Rondo had just set a screen for him and simultaneously signaled for AD to give Monk the ball. When AD obliged, Monk got all the reassurance he needed in that moment — as if his confidence even needed the boost in the first place. Monk finished the game with 17 points, but none were bigger than those 3. He also finished the night +31 in a game the Lakers ended up winning by 4.

Like with Melo, it’d be silly to believe performances to these extremes are going to happen nightly. But, also like Melo, that the Lakers have this in their arsenal at all is proving to be very useful in this young season.


From the time I started following the NBA as a kid, the idea of the gunner who comes off the bench as a spark for the offense has been a staple. Way back then, it was “The Microwave” Vinnie Johnson from those old Bad Boys Pistons teams who epitomized this role. Johnson’s nickname was apt: he’d come in the game cold as a sub for Joe Dumars or Isiah Thomas, but then get hot quickly and, in the process, pour in the points. (As an aside, that the Lakers are now calling Monk this same nickname only plays up that they see him this way.)

Over the years, the idea of the reserve scoring specialist has become a normal sight on most NBA teams. Up and down nearly every roster you’ll find someone whose sole job description is to come off the bench and put points on the board — with the very best of them usually winning the 6th Man of the Year Award. From Jamal Crawford to Lou Williams to Jordan Clarkson, getting buckets off the bench doesn’t just get you accolades, but also lucrative contracts.

This past offseason the Lakers didn’t have one of those lucrative contracts to hand out, but they were still in the market for one of these players. And, lucky for them, they not only signed one, but two of them — and both for the veteran’s minimum.

Now, to be clear, we should not oversell the utility of these players or make them out to be better than what they are. Both Monk and Melo make the minimum for a reason (though it can be argued Monk should be making more).
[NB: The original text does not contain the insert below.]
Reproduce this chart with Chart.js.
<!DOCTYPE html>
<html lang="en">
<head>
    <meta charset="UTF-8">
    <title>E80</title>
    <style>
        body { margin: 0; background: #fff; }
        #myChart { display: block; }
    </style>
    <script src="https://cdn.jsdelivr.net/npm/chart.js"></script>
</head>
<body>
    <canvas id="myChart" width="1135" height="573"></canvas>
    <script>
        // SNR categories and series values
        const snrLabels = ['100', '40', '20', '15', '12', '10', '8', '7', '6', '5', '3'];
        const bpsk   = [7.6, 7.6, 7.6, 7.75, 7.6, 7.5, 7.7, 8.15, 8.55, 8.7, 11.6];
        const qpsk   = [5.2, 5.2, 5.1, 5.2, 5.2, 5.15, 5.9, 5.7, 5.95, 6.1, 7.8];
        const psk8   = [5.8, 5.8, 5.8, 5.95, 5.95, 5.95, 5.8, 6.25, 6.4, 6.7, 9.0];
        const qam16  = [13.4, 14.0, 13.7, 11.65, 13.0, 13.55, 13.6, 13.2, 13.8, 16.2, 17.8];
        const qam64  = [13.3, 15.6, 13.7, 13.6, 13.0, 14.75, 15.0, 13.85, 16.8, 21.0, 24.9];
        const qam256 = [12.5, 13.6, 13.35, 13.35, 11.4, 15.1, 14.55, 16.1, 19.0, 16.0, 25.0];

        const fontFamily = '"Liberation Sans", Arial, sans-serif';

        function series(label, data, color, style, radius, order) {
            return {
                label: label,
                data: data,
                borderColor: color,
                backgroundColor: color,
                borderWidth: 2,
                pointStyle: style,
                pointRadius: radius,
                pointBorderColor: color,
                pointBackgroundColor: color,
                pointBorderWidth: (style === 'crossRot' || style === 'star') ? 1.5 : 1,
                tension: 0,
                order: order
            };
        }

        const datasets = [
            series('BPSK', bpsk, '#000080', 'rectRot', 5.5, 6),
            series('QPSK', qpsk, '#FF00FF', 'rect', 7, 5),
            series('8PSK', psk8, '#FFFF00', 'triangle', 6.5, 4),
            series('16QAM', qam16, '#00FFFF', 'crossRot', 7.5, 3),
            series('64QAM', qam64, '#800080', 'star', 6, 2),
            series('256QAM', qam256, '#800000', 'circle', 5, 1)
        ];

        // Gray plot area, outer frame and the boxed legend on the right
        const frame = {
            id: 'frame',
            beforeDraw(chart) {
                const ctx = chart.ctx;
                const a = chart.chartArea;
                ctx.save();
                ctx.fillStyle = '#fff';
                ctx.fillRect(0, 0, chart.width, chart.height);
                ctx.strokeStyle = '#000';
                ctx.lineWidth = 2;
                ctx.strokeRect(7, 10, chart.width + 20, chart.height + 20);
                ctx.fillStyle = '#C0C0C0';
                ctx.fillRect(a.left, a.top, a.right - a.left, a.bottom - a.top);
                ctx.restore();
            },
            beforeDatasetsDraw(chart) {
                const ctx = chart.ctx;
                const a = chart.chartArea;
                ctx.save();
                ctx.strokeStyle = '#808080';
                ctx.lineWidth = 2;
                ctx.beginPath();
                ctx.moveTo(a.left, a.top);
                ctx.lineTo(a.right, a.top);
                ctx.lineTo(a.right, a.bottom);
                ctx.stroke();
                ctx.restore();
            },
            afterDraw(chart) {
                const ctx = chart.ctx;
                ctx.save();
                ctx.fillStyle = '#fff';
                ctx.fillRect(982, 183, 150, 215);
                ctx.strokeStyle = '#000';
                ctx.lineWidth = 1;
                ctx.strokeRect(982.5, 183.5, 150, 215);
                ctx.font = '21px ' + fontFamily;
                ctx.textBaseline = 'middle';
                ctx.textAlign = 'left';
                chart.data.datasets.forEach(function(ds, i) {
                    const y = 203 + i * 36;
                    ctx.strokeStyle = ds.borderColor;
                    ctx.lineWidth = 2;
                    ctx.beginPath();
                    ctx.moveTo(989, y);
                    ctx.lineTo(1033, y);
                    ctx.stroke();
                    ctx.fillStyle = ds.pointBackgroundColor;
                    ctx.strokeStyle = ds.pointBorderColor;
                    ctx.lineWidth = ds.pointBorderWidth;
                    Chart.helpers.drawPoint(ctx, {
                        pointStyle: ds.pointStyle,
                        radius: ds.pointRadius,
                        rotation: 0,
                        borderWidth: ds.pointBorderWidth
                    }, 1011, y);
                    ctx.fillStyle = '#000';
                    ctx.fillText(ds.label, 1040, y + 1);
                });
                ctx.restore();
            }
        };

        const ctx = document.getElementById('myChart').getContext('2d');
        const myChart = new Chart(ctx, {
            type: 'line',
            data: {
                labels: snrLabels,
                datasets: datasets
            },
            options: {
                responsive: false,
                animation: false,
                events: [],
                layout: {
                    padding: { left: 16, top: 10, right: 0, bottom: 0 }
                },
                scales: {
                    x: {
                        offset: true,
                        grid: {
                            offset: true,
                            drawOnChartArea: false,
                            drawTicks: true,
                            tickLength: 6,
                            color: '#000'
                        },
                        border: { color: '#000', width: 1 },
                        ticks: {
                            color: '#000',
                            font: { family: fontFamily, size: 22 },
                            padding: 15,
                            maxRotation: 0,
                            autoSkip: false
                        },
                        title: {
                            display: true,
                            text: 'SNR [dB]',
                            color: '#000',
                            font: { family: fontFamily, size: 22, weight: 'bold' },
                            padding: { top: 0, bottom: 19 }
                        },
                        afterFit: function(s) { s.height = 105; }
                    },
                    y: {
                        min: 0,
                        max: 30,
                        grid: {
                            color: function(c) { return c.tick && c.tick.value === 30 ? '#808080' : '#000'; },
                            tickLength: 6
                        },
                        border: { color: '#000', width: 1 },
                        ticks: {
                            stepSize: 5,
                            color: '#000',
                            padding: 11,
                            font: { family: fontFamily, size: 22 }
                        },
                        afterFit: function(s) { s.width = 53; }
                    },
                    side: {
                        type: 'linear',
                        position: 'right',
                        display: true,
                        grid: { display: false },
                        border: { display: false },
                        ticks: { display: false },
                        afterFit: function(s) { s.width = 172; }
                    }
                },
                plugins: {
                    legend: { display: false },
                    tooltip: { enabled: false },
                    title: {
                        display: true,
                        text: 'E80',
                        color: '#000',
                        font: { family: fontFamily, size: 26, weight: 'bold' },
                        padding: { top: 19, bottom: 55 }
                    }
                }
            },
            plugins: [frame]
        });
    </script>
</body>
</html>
Both are (at-best) limited defensive players, and both embrace the idea that making bad shots can be a positive on your resumé — and that in order to make them, you have to take some — hurting their overall efficiency in the process.
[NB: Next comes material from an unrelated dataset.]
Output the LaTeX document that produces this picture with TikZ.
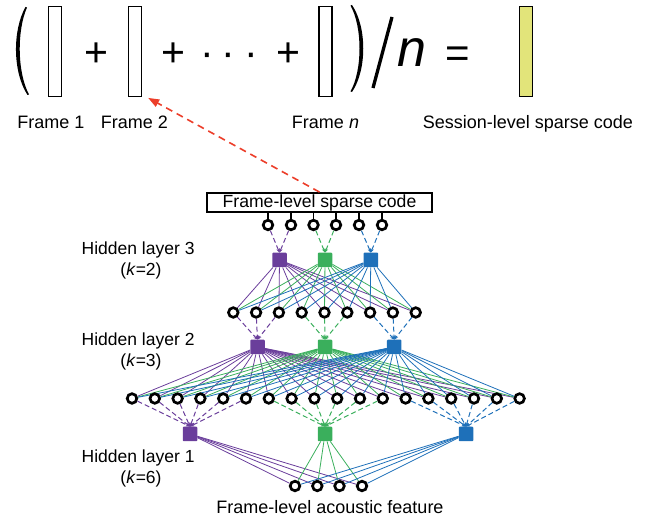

There’s also the strong argument that players of this type have a harder time maintaining their effectiveness in the playoffs. In the hyper-specific and more thorough gameplans of the postseason, players whose weaknesses are this well defined can be schemed against on a nightly basis and targeted by better teams (both offensively and defensively). When this happens, their effectiveness tends to dip dramatically, and they simply become less useful over a large enough sample against the best teams in the league.

That said, the argument for these players at all plays into this idea of their streakiness and penchant to run hot and cold. Remember, Melo was crucial in helping the Lakers beat the Grizzlies, but just a game later he was not very effective at all against the Spurs game that Monk came up big in. Then, in OKC, neither player was particularly good, and both shot airballs down the stretch when the Lakers had the chance to snatch back a game they’d embarrassingly given away.

My point is neither player should be depended on in a major way this season, but both can still win you a game should they start to feel it and/or find the right matchup they can exploit on that given night. Not to mention, their ability to shoot the ball with range can have a very positive effect on the spacing the Lakers stars thrive on. This, whether in the regular season, or in the playoffs, can be extremely valuable.

So I’m thankful the Lakers have both on this team, even though I understand both are likely going to frustrate me more than once over the course of the season. Because, as they’ve already shown in this very young season, both are also more than capable of taking, and making, the types of shots that can turn a game in the Lakers favor. In what is shaping up to be a wild regular season, that’s something this team might just need more of than even they thought they would when they signed both players.